-- BEGIN --

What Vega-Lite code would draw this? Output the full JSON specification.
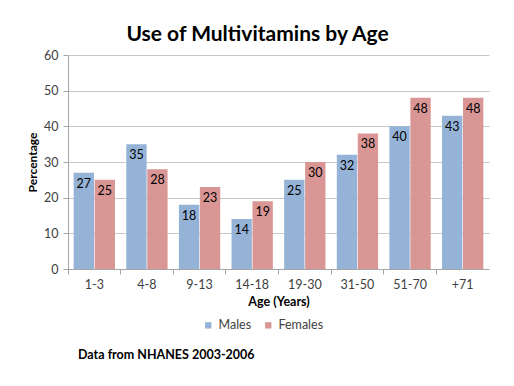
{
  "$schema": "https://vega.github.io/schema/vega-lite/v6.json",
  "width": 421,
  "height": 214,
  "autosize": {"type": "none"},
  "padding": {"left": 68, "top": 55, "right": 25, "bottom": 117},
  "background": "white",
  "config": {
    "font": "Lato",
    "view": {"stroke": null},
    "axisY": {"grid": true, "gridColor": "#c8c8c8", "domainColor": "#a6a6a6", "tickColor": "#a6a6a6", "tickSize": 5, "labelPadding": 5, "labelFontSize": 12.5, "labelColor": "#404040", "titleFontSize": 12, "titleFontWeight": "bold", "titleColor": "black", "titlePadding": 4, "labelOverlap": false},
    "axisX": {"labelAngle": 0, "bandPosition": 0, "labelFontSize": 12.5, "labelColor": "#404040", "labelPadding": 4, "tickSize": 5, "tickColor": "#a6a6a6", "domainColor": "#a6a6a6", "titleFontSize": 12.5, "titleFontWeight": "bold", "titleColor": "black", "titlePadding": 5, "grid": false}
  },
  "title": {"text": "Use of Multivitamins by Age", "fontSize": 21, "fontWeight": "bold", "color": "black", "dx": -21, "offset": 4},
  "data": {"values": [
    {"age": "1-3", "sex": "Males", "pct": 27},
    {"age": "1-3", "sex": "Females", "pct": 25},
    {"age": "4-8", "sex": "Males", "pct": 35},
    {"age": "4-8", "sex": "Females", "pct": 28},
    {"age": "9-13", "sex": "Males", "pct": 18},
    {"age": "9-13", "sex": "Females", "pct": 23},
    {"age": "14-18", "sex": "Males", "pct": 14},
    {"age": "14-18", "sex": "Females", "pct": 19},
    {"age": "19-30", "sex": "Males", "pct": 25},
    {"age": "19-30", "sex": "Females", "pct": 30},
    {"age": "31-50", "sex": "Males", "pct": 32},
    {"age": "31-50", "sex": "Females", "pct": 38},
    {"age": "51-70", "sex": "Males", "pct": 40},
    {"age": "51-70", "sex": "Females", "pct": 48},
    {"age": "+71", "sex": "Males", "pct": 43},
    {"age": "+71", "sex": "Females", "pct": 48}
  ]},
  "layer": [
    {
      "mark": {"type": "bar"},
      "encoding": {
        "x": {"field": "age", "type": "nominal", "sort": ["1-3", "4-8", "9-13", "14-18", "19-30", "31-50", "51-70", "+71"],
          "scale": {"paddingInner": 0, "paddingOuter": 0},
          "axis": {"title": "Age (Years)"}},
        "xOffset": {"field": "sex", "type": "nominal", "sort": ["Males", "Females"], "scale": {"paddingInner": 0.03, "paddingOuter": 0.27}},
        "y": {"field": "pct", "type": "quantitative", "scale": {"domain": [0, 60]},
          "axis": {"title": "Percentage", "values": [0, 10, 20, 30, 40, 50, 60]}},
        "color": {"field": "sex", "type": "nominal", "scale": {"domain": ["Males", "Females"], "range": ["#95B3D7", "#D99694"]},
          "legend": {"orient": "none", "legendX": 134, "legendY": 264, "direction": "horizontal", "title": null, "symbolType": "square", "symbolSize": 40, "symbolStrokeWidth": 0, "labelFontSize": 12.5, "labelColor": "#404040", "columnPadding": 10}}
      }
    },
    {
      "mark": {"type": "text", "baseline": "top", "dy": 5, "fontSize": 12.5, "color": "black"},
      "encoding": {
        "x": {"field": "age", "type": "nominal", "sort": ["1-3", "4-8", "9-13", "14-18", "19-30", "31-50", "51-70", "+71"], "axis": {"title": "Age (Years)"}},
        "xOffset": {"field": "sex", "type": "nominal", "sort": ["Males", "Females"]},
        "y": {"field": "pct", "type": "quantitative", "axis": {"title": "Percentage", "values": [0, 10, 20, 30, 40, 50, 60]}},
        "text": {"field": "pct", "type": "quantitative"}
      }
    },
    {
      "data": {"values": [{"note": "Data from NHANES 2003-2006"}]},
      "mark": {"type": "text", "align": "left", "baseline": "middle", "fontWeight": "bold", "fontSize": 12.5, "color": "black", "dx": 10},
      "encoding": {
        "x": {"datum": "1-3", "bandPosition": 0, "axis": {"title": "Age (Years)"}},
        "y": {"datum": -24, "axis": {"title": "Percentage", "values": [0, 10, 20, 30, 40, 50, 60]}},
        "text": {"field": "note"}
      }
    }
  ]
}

-- END --

The material above must be printed exactly, with its pictures left out.

[Correct response]
What Vega-Lite code would draw this? Output the full JSON specification.
{
  "$schema": "https://vega.github.io/schema/vega-lite/v6.json",
  "width": 421,
  "height": 214,
  "autosize": {"type": "none"},
  "padding": {"left": 68, "top": 55, "right": 25, "bottom": 117},
  "background": "white",
  "config": {
    "font": "Lato",
    "view": {"stroke": null},
    "axisY": {"grid": true, "gridColor": "#c8c8c8", "domainColor": "#a6a6a6", "tickColor": "#a6a6a6", "tickSize": 5, "labelPadding": 5, "labelFontSize": 12.5, "labelColor": "#404040", "titleFontSize": 12, "titleFontWeight": "bold", "titleColor": "black", "titlePadding": 4, "labelOverlap": false},
    "axisX": {"labelAngle": 0, "bandPosition": 0, "labelFontSize": 12.5, "labelColor": "#404040", "labelPadding": 4, "tickSize": 5, "tickColor": "#a6a6a6", "domainColor": "#a6a6a6", "titleFontSize": 12.5, "titleFontWeight": "bold", "titleColor": "black", "titlePadding": 5, "grid": false}
  },
  "title": {"text": "Use of Multivitamins by Age", "fontSize": 21, "fontWeight": "bold", "color": "black", "dx": -21, "offset": 4},
  "data": {"values": [
    {"age": "1-3", "sex": "Males", "pct": 27},
    {"age": "1-3", "sex": "Females", "pct": 25},
    {"age": "4-8", "sex": "Males", "pct": 35},
    {"age": "4-8", "sex": "Females", "pct": 28},
    {"age": "9-13", "sex": "Males", "pct": 18},
    {"age": "9-13", "sex": "Females", "pct": 23},
    {"age": "14-18", "sex": "Males", "pct": 14},
    {"age": "14-18", "sex": "Females", "pct": 19},
    {"age": "19-30", "sex": "Males", "pct": 25},
    {"age": "19-30", "sex": "Females", "pct": 30},
    {"age": "31-50", "sex": "Males", "pct": 32},
    {"age": "31-50", "sex": "Females", "pct": 38},
    {"age": "51-70", "sex": "Males", "pct": 40},
    {"age": "51-70", "sex": "Females", "pct": 48},
    {"age": "+71", "sex": "Males", "pct": 43},
    {"age": "+71", "sex": "Females", "pct": 48}
  ]},
  "layer": [
    {
      "mark": {"type": "bar"},
      "encoding": {
        "x": {"field": "age", "type": "nominal", "sort": ["1-3", "4-8", "9-13", "14-18", "19-30", "31-50", "51-70", "+71"],
          "scale": {"paddingInner": 0, "paddingOuter": 0},
          "axis": {"title": "Age (Years)"}},
        "xOffset": {"field": "sex", "type": "nominal", "sort": ["Males", "Females"], "scale": {"paddingInner": 0.03, "paddingOuter": 0.27}},
        "y": {"field": "pct", "type": "quantitative", "scale": {"domain": [0, 60]},
          "axis": {"title": "Percentage", "values": [0, 10, 20, 30, 40, 50, 60]}},
        "color": {"field": "sex", "type": "nominal", "scale": {"domain": ["Males", "Females"], "range": ["#95B3D7", "#D99694"]},
          "legend": {"orient": "none", "legendX": 134, "legendY": 264, "direction": "horizontal", "title": null, "symbolType": "square", "symbolSize": 40, "symbolStrokeWidth": 0, "labelFontSize": 12.5, "labelColor": "#404040", "columnPadding": 10}}
      }
    },
    {
      "mark": {"type": "text", "baseline": "top", "dy": 5, "fontSize": 12.5, "color": "black"},
      "encoding": {
        "x": {"field": "age", "type": "nominal", "sort": ["1-3", "4-8", "9-13", "14-18", "19-30", "31-50", "51-70", "+71"], "axis": {"title": "Age (Years)"}},
        "xOffset": {"field": "sex", "type": "nominal", "sort": ["Males", "Females"]},
        "y": {"field": "pct", "type": "quantitative", "axis": {"title": "Percentage", "values": [0, 10, 20, 30, 40, 50, 60]}},
        "text": {"field": "pct", "type": "quantitative"}
      }
    },
    {
      "data": {"values": [{"note": "Data from NHANES 2003-2006"}]},
      "mark": {"type": "text", "align": "left", "baseline": "middle", "fontWeight": "bold", "fontSize": 12.5, "color": "black", "dx": 10},
      "encoding": {
        "x": {"datum": "1-3", "bandPosition": 0, "axis": {"title": "Age (Years)"}},
        "y": {"datum": -24, "axis": {"title": "Percentage", "values": [0, 10, 20, 30, 40, 50, 60]}},
        "text": {"field": "note"}
      }
    }
  ]
}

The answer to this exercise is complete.